We went on our first date to Torung, a Hollywood "dive" Thai restaurant, where we ordered a kind of calamari Pad Thai and talked about everything and nothing. We spent a lot of that evening driving aimlessly. I lamented the lack of a proper Edgar Rice Burroughs memorial when we wandered through the San Fernando Valley town of Tarzana. Our second date was an evening at Henry Jaglom's film "Falling in Love".

Twenty months later, we married, in a Presbyterian church in her native Kansas City, down green-carpeted aisles with understated floral arrangements, on a May day when the rain clouds brought a certain gravitas to the ceremony that the processional, Purcell's Trumpet Tune, could not quite manage. We headed out for a honeymoon in Nassau, flagging jitneys, eating conch. I lost my wedding ring snorkeling at the Holiday Inn Pirate Cove beach, but it was covered by a warranty. In marriage, one should savor as much warranty and guarantee and replacement as possible.

Many people find marriage more difficult as one goes on, but in our relationship, I'd have to say the first year of adjustment was by far the most difficult. Now, years later, it's not really difficult at all. The 12th of May was our 13th anniversary; sadly, I found myself in an airplane away from home on a work assignment, and we'll celebrate this weekend. We've now spent over 100,000 hours in the matrimonial state, but we can still talk about everything and nothing for hours on end.

Before I met my future wife, I labored under the impression that I was not to marry.

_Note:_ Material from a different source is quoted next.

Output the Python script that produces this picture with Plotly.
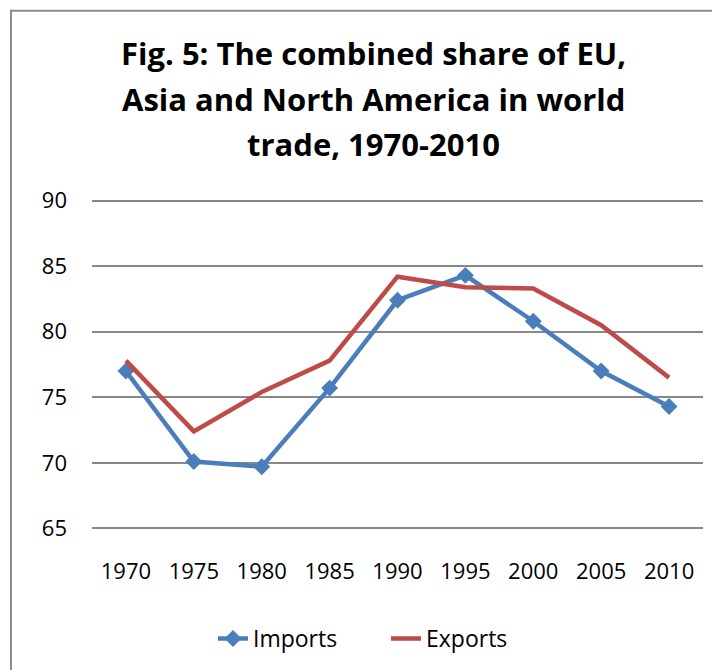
import plotly.graph_objects as go

years = ["1970", "1975", "1980", "1985", "1990", "1995", "2000", "2005", "2010"]
imports = [77.0, 70.1, 69.7, 75.7, 82.4, 84.3, 80.8, 77.0, 74.3]
exports = [77.8, 72.4, 75.4, 77.8, 84.2, 83.4, 83.3, 80.5, 76.5]
title_lines = ["Fig. 5: The combined share of EU,",
               "Asia and North America in world",
               "trade, 1970-2010"]

FONT = "Open Sans"
OFF = 8  # page body margin
W, H = 720 - OFF, 670 - OFF
# target pixel positions in the 720x670 window
Y_TOP, Y_BOT = 90.2, 64.8
UNIT = 13.04
top_px = 200.7 - (Y_TOP - 90) * UNIT
bot_px = 528.0 + (65 - Y_BOT) * UNIT
L = 92 - OFF
R = 720 - 703
T = top_px - OFF
B = 670 - bot_px
pw, ph = W - L - R, H - T - B

def px_x(p):
    return (p - OFF - L) / pw

def px_y(p):
    return (H - B - (p - OFF)) / ph

fig = go.Figure()
fig.add_trace(go.Scatter(x=years, y=imports, name="Imports", mode="lines+markers",
                         line=dict(color="#4A7EBB", width=4.5),
                         marker=dict(symbol="diamond", size=13, color="#4A7EBB")))
fig.add_trace(go.Scatter(x=years, y=exports, name="Exports", mode="lines",
                         line=dict(color="#BE4B48", width=4.5)))

for txt, py in zip(title_lines, [53, 99, 144]):
    fig.add_annotation(text=f"<b>{txt}</b>", xref="paper", yref="paper",
                       x=px_x(373), y=px_y(py), xanchor="center", yanchor="middle",
                       showarrow=False, font=dict(family=FONT, size=31, color="black"))

# outer chart border (left and top)
fig.add_shape(type="line", xref="paper", yref="paper",
              x0=px_x(11), x1=px_x(11), y0=px_y(10), y1=px_y(690),
              line=dict(color="#8C8C8C", width=2))
fig.add_shape(type="line", xref="paper", yref="paper",
              x0=px_x(10), x1=px_x(740), y0=px_y(11), y1=px_y(11),
              line=dict(color="#8C8C8C", width=2))

fig.update_layout(
    width=W, height=H,
    margin=dict(l=L, r=R, t=T, b=B, autoexpand=False),
    paper_bgcolor="white", plot_bgcolor="white",
    font=dict(family=FONT, size=22, color="black"),
    showlegend=True,
    legend=dict(orientation="h", x=px_x(386), xanchor="center",
                y=px_y(638), yanchor="middle", font=dict(size=23),
                entrywidth=128, entrywidthmode="pixels"),
    xaxis=dict(type="category", range=[-0.5, 8.5], showgrid=False, zeroline=False,
               showline=False, ticks="", ticklabelstandoff=25),
    yaxis=dict(range=[Y_BOT, Y_TOP], dtick=5, tick0=65, showgrid=True, gridcolor="#888888",
               gridwidth=1.6, zeroline=False, showline=False, ticks="",
               ticklabelstandoff=24),
)

fig.write_html("out.html")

But impressions do not define life; living does. Marry we did, and I'm very glad. The "traditional" gift for the 13th anniversary is lace. Each year of any good intertwined relationship can weave two people together, in patterns which never cease to surprise or to delight. Those first whispers of infatuated love are like a fireworks display, but a deeper love is like a planetarium show, in which the constellations weave in and out.

We don't live in Camelot, or in a Harlequin romance. We fight our own demons in our own ways. But I'm very glad when I return home at midnight, to our own home, in which we find such comfort. I'd weave this lace all over again.